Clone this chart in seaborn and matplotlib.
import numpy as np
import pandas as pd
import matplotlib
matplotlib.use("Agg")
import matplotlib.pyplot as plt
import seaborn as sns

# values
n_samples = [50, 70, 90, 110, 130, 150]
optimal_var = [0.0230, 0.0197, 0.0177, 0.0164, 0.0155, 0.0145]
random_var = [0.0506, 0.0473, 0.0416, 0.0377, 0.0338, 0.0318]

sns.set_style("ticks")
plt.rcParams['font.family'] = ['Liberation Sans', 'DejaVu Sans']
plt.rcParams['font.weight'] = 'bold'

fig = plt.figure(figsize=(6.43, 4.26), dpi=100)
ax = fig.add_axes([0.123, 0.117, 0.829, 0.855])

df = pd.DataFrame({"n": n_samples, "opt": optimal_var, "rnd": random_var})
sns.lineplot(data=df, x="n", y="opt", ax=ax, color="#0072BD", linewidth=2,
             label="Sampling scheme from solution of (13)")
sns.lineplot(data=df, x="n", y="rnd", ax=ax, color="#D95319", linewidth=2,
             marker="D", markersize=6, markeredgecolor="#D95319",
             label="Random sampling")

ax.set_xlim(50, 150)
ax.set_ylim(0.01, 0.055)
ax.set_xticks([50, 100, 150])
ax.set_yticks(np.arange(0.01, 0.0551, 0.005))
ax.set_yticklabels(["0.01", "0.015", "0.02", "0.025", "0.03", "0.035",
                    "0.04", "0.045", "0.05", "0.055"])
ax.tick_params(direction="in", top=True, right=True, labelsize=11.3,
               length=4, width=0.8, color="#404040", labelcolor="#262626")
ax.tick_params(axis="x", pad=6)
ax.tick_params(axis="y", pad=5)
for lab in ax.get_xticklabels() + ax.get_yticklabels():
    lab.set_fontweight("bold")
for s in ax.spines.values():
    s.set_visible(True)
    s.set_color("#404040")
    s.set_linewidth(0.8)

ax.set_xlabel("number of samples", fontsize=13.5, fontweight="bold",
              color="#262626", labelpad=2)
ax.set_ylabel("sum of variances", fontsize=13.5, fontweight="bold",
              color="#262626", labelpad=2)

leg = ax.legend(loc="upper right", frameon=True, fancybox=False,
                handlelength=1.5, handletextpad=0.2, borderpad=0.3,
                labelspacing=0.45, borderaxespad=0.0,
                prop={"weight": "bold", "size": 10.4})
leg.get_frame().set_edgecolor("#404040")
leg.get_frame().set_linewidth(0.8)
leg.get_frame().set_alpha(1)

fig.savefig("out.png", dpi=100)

**Instructions for the task:** Exactly repeat the lines above, from the opening line through the one with "import seaborn as sns", and include nothing else.

**Exercise output:**
Clone this chart in seaborn and matplotlib.
import numpy as np
import pandas as pd
import matplotlib
matplotlib.use("Agg")
import matplotlib.pyplot as plt
import seaborn as sns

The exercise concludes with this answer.